An already stretched police force cannot sustain another summer of widespread loyalist protests and outbreaks of street violence, the justice minister has warned.
With the PSNI currently under huge financial pressure as a result of budget cuts, David Ford said ongoing protests and the potential for trouble could have a devastating impact on the service.
He said they would severely hamper the ability to fight dissident republican terrorism and could lead to an increase in street-level crime.
Speaking ahead of this weekend's Twelfth, Mr Ford told the Belfast Telegraph it was imperative protesters keep off the streets in the coming weeks to avoid violent clashes.
"The justice system in the sense of the prosecution service, the courts and the prison system has coped with the numbers there," he said.
"Undoubtedly the area which has had most difficulty is the police service which has been placed under enormous pressure at the same time as they face a severe terror threat.
"We've been spending near enough £1m a month since then just policing the top end of Twaddell Avenue. That is unsustainable, putting huge pressure on policing and diverting them from normal community policing and fighting other significant crime.
"There have been a very significant number of arrests in recent months on serious terrorist crime, at the same time the police have maintained good neighbourhood policing.
"That isn't going to be sustainable if we have budget cuts and continuing street disorder."
More than £10m has been spent on policing the Twaddell protest camp, set up in response to the banning of an Orange Order parade along Belfast's Crumlin Road last Twelfth – a Parades Commission decision repeated last Thursday.
Mr Ford said that over the past 18 months around 700 people had been through the courts in relation to street protests on flags and parades. More than 90% were convicted. Hundreds of officers caught up in the violence were injured. The minister said in the coming weeks that was "best averted by people staying off the streets completely".
Mr Ford said unionist leaders must learn lessons from last year when, despite appeals for calm, flag protests – many backed by political representatives – and fury over the blocking of the Twelfth parade in north Belfast, quickly escalated into serious rioting.
"Once people come onto the streets there is almost an inevitability, it doesn't have to be inevitable, but experience shows that is most likely," he said.

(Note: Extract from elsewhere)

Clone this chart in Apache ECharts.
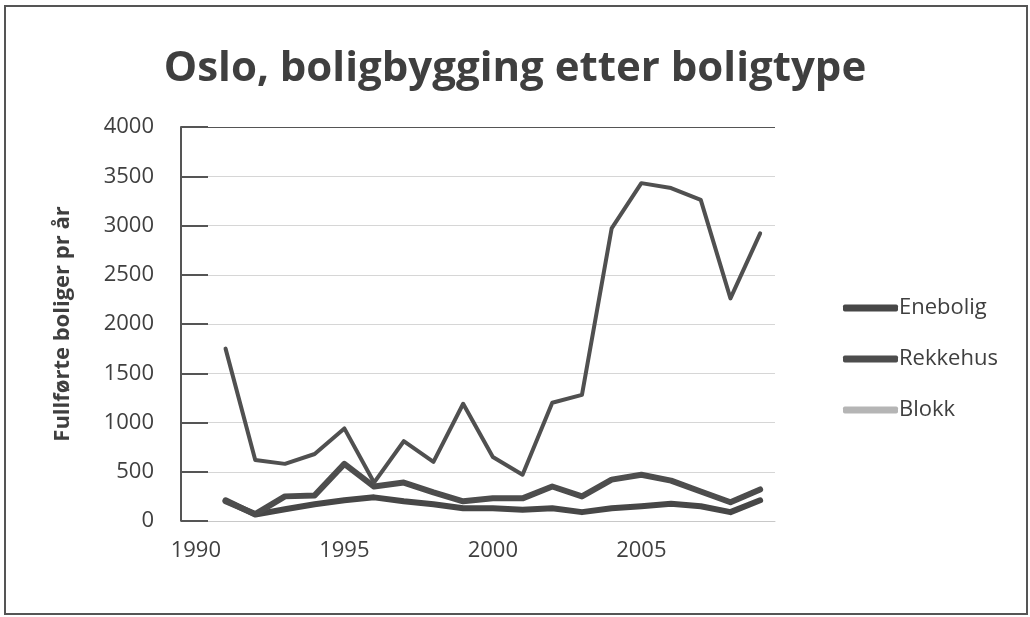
<!DOCTYPE html>
<html>
<head>
<meta charset="utf-8">
<script src="https://cdn.jsdelivr.net/npm/echarts@6/dist/echarts.min.js"></script>
<style>
html,body{margin:0;padding:0;background:#fff;}
#chart{width:1030px;height:617px;}
</style>
</head>
<body>
<div id="chart"></div>
<script>
const years = ['1990','1991','1992','1993','1994','1995','1996','1997','1998','1999','2000','2001','2002','2003','2004','2005','2006','2007','2008','2009'];
const enebolig = [null,210,65,120,170,210,240,200,170,130,130,115,130,90,130,150,175,150,90,210];
const rekkehus = [null,200,70,250,260,580,350,390,290,200,230,230,350,250,420,470,410,300,190,320];
const blokk    = [null,1750,620,580,680,940,390,810,600,1190,650,470,1200,1280,2970,3430,3380,3260,2260,2920];
const yTicks = [0,500,1000,1500,2000,2500,3000,3500,4000];

const FONT = 'Open Sans';
const chart = echarts.init(document.getElementById('chart'));
chart.setOption({
  animation:false,
  backgroundColor:'#fff',
  title:{
    text:'Oslo, boligbygging etter boligtype',
    left:'center', top:43,
    textStyle:{fontFamily:FONT,fontWeight:'bold',fontSize:42,color:'#3f3f3f'}
  },
  graphic:[{type:'rect',shape:{x:5,y:6,width:1022,height:608},style:{fill:null,stroke:'#555',lineWidth:2},silent:true}],
  legend:{
    orient:'vertical', left:838, top:292, itemGap:29,
    itemWidth:55, itemHeight:7, icon:'roundRect',
    textStyle:{fontFamily:FONT,fontSize:22,color:'#3f3f3f',padding:[0,0,0,-4]},
    data:[
      {name:'Enebolig',itemStyle:{color:'#474747'}},
      {name:'Rekkehus',itemStyle:{color:'#4d4d4d'}},
      {name:'Blokk',itemStyle:{color:'#b5b5b5'}}
    ]
  },
  grid:{left:181,right:255,top:127,bottom:96,containLabel:false},
  xAxis:{
    type:'category', data:years, boundaryGap:true,
    axisLine:{show:true,lineStyle:{color:'#c8c8c8',width:1}},
    axisTick:{show:false},
    axisLabel:{interval:4,margin:19,fontFamily:FONT,fontSize:22,color:'#3f3f3f'},
    splitLine:{show:false}
  },
  yAxis:{
    type:'value', min:yTicks[0], max:yTicks[yTicks.length-1], interval:500,
    name:'Fullførte boliger pr år', nameLocation:'middle', nameGap:107, nameRotate:90,
    nameTextStyle:{fontFamily:FONT,fontWeight:'bold',fontSize:22,color:'#3f3f3f'},
    axisLine:{show:true,lineStyle:{color:'#555',width:2}},
    axisTick:{show:true,inside:true,length:27,lineStyle:{color:'#555',width:2}},
    axisLabel:{margin:27,fontFamily:FONT,fontSize:22,color:'#3f3f3f',formatter:function(v){return String(v);}},
    splitLine:{show:true,lineStyle:{color:['#d6d6d6','#d6d6d6','#d6d6d6','#d6d6d6','#d6d6d6','#d6d6d6','#d6d6d6','#d6d6d6','#555'],width:1}}
  },
  series:[
    {name:'Enebolig',type:'line',data:enebolig,symbol:'none',connectNulls:false,
     lineStyle:{color:'#474747',width:6,join:'round',cap:'round'},itemStyle:{color:'#474747'}},
    {name:'Rekkehus',type:'line',data:rekkehus,symbol:'none',
     lineStyle:{color:'#4d4d4d',width:6,join:'round',cap:'round'},itemStyle:{color:'#4d4d4d'}},
    {name:'Blokk',type:'line',data:blokk,symbol:'none',
     lineStyle:{color:'#505050',width:4,join:'round',cap:'round'},itemStyle:{color:'#b5b5b5'}}
  ]
});
</script>
</body>
</html>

"That's why people must stay off the streets, stay away from contentious areas and ensure any protests are completely peaceful by the small numbers of people involved and not by large crowds."
Yesterday North Belfast DUP MP Nigel Dodds said threats of violence must be faced down at all levels of society. Speaking during Prime Ministers Questions in the House of Commons he said "the unionist leadership have been forthright in calling for only peaceful and lawful protests".
Story so far
Last week, new Chief Constable George Hamilton admitted huge financial challenges lie ahead for the PSNI. He told the Policing Board that the 2014/15 budget already reflected £47.6m in cuts as part of the £135m Comprehensive Spending Review reduction. But he added that the 2014/15 budget had recently been reduced by a further £15m, and another possible reduction of £10m was "currently under discussion". "I should remind all that each £5m reduction in budget equates to approximately 100 operational police officers per year," he added.